I've attached a sample dataset.
My goal is to fuzzy match all the item descriptions, and then group them together. Thereafter, I intend to make a unique ID for each one.
I have a few problems:
For fuzzy match + grouping, I find that out of the 800k rows, only 500k+ of them came out in the final output. The accuracy of which is also rather questionable as I can see similar rows but having different groups. How can I account for all 800k+ rows?
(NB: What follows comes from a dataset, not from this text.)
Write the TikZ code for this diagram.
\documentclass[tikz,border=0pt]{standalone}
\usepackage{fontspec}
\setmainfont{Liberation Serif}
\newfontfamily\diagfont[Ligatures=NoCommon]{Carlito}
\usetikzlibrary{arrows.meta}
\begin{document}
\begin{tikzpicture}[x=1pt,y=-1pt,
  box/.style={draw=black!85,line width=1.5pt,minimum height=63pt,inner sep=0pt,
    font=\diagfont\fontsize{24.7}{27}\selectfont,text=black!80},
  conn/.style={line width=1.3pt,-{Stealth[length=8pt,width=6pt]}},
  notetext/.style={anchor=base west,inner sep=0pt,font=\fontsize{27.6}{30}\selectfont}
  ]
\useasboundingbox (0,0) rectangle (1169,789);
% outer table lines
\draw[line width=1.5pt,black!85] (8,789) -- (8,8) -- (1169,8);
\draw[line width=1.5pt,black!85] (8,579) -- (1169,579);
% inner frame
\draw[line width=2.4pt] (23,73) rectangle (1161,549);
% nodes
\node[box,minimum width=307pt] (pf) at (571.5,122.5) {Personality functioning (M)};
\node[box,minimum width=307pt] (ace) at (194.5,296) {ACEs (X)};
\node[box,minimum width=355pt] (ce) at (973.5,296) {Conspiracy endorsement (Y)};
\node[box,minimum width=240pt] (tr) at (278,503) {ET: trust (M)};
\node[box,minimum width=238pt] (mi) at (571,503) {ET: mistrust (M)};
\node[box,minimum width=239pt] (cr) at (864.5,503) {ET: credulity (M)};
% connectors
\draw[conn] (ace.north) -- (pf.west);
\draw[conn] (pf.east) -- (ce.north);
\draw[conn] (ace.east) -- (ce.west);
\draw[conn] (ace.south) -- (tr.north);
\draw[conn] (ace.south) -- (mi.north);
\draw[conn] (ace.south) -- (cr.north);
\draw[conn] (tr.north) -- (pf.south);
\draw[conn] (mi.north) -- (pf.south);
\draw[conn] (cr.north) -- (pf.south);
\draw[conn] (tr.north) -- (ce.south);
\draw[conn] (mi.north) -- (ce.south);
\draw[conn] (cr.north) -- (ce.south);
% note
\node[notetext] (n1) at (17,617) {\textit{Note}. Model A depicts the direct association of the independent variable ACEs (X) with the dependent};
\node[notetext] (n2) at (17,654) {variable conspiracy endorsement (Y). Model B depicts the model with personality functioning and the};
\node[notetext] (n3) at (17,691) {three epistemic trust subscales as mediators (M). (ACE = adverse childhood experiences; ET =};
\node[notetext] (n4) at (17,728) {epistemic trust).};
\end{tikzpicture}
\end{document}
With regards to data cleanliness, the input of 800k+ rows is not perfect. Some item descriptions are just special characters, some just dates, and some just repeated words in a row. I'm not sure how else to clean them besides removing the unwanted characters and uppercasing only letters. My initial thought was that letters (forming long strings) will be good as a match because I can set the Fuzzy Match threshold to about 20-30%, and have a custom setting that tracks words (Best of Jaro & Levenshtein). Not sure if I'm on the right track.
Lastly, I tried to generate a Unique ID for each group, so that when I join the final output of a fuzzy match + grouping to the original dataset with record IDs, I get to see the original item description and a group column next to it. But I have only been using Formula + Tile to create it, and I have tried Uuidcreate(). I need somethin that is static, and will not change after each run. It has to be unique to each group, and not manually created like with my formula + tile tool.
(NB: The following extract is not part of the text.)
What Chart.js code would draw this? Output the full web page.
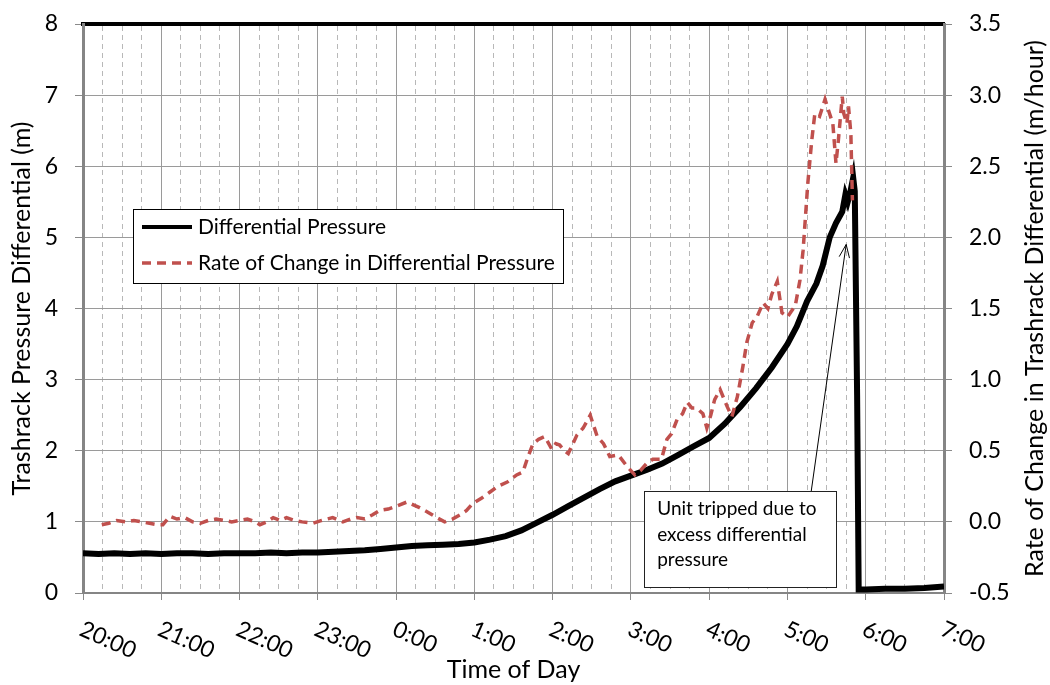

My expected output is something like this:
Record ID | Item Description | Unique ID |
1 | ApronCaste | 21321321313 |
2 | ApronLARGE | 21321321313 |
3 | APRONAPRONAPRON | 21321321313 |
Hi @caltang
See if the attached workflow works for you. At least considering your sample input, the groups of unique keys seems to make sense and will be static because its based on the Description field.
With the sample I gave you, it worked fine. However, with a larger dataset of about 1,000 rows (same types of data), the Fuzzy Match gives mix results, and the final output has duplicates which is not what is required at this point in time.
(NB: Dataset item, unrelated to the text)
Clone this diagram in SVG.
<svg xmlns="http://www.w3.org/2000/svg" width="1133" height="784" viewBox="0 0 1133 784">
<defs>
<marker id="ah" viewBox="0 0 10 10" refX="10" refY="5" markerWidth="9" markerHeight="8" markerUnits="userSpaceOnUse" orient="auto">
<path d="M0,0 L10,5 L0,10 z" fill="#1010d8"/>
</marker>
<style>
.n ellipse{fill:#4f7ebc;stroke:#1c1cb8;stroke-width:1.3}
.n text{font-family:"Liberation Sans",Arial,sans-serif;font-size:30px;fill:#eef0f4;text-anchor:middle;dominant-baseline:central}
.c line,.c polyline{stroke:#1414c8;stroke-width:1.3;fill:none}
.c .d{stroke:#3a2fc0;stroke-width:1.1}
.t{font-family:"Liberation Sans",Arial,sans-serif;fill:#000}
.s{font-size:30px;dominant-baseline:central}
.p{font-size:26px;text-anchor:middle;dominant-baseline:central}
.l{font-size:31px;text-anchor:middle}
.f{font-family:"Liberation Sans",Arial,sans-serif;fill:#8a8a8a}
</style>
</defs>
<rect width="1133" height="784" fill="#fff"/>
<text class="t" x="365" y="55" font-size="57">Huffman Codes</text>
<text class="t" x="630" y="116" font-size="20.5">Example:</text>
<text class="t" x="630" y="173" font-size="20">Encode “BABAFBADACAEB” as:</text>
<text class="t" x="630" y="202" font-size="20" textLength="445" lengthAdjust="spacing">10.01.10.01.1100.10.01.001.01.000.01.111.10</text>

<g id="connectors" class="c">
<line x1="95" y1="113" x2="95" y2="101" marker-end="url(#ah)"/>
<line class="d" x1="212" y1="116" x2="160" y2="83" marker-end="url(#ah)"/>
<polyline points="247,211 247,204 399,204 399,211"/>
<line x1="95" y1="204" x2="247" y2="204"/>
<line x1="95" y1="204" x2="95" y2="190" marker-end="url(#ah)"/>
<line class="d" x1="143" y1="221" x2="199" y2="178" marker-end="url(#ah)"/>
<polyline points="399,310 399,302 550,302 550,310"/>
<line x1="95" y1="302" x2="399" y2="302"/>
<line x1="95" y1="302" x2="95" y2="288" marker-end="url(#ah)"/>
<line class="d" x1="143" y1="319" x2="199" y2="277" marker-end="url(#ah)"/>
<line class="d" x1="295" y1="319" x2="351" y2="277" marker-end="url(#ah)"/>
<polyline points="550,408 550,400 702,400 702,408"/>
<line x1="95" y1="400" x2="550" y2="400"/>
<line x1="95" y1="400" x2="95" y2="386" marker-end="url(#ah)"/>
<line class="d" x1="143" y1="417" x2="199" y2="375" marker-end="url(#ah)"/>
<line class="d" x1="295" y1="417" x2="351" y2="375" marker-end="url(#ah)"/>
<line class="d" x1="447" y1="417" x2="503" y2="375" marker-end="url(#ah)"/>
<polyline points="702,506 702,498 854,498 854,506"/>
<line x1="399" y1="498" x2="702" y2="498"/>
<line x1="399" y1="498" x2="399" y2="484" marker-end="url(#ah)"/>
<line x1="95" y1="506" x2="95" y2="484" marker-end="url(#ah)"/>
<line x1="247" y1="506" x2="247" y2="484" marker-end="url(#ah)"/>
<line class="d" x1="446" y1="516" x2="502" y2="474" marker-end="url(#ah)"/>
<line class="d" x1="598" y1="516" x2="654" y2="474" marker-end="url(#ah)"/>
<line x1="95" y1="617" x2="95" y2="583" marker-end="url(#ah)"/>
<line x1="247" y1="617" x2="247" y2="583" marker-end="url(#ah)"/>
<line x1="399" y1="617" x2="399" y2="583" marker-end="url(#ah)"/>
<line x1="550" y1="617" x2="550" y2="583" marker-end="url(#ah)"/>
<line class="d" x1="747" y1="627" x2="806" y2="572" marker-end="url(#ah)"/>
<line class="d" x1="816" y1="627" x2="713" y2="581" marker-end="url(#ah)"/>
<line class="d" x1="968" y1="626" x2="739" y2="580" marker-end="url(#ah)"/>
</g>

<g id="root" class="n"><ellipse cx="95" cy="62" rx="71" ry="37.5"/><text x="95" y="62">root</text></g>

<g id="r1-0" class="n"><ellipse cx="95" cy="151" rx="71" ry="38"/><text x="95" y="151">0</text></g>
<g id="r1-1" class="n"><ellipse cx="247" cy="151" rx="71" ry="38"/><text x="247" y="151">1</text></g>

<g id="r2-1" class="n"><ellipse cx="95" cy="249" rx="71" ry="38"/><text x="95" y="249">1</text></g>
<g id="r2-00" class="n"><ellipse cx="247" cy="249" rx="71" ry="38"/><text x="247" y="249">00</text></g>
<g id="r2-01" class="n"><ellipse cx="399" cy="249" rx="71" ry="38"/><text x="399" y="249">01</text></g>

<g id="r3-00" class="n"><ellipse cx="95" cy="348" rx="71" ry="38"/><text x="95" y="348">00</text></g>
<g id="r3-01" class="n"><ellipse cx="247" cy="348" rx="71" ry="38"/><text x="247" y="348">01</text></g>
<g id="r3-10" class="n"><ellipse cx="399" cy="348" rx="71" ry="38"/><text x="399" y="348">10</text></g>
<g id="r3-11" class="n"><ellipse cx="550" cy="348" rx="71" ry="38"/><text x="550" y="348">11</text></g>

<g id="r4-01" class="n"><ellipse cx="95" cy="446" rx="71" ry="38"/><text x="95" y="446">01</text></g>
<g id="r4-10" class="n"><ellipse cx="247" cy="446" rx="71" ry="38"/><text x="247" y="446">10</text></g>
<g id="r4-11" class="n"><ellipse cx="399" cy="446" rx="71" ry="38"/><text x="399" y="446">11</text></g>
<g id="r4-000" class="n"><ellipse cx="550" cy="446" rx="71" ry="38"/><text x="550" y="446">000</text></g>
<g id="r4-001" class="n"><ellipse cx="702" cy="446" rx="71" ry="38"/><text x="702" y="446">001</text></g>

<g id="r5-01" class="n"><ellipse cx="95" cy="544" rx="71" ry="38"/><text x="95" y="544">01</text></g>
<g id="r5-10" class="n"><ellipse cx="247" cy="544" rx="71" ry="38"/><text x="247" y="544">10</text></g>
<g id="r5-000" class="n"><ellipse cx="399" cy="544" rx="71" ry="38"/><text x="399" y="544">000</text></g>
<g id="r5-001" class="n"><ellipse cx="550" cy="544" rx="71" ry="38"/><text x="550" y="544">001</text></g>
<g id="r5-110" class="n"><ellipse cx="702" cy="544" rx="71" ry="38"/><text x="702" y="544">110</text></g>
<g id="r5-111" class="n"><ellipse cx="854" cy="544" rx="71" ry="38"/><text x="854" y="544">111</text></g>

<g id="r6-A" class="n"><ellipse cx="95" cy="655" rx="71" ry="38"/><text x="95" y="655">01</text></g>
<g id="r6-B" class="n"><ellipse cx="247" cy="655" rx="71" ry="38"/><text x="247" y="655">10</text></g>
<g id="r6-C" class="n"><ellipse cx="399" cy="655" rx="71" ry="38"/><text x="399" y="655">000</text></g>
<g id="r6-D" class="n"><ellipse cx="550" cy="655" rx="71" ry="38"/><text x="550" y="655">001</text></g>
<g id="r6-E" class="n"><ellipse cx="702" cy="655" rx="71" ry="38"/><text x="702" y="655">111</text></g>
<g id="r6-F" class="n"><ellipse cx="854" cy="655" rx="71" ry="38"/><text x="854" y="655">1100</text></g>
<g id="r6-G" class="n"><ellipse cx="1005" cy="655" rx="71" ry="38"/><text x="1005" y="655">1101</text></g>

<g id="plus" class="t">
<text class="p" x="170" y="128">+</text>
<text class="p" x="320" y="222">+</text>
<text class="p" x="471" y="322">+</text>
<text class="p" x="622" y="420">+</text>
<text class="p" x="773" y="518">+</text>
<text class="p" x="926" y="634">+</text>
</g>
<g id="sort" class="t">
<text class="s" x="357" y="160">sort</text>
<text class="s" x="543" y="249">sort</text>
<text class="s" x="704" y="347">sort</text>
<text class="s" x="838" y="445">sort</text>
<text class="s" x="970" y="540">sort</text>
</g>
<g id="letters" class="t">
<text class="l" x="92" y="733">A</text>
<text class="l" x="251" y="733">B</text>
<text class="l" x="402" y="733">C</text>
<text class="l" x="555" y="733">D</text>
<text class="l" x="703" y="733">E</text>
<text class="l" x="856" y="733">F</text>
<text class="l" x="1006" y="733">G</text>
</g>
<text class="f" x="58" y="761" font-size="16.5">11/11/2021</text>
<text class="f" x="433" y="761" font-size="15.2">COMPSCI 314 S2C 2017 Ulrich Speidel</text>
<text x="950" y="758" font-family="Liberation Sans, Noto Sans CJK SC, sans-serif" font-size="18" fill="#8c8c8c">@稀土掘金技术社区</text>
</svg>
I tried it with an even larger dataset of about 400k rows, and the workflow just stopped at 50% loading (Fuzzy Match).
Perhaps I need to be clearer in my requirements... let me try again:
What I tried was:
The results:
This result is assuming the fuzzy match loads and finishes (about 3 mins each run). Sometimes, more changes means the process gets stuck at 50%.
Not sure where to go from here.
@Felipe_Ribeir0 your help is much appreciated, by the way.
P.S: Can I suggest to users to clean up the dataset first? User inputs are messy, but I'm sure there are other columns that can be used for the job.
Hi @caltang
I believe that its gonna be hard to work through your requirements without seeing/having the full dataset, or at least a big enough sample of it. The duplicates can be removed with an unique tool, right?
Anyway, lets see if someone else can help so.
Hi @Felipe_Ribeir0,
Really sorry that I cannot provide you the full dataset due to privacy. The snippet I shared with you is also made up, but follows the style shown in the dataset.
Regarding the Unique tool, that depends - unique based on Record ID, Description - right?
In addition, the input had 25 rows, but the output shown in your image has 9 rows.
16 rows were not grouped and assigned a Unique ID...
Is there a way to assign all 25 rows using Fuzzy Match? By extension to the 800k+ rows as well?
Hi @caltang
Try this new version. The rows with MatchScore had more than 70% of match, the rows with null values had less
Hi @Felipe_Ribeir0 !
Thanks for the prompt response. However that's still 19 records, short of 6.
Side question: Is it possible to fuzzy match a fuzzy matched group? Will that be process intensive / useless?
Thanks!
Fantastic! Thanks @Felipe_Ribeir0
I'll experiment further with the 800k+ rows, but for now I think this is the best solution.
I hope for more people to chime in!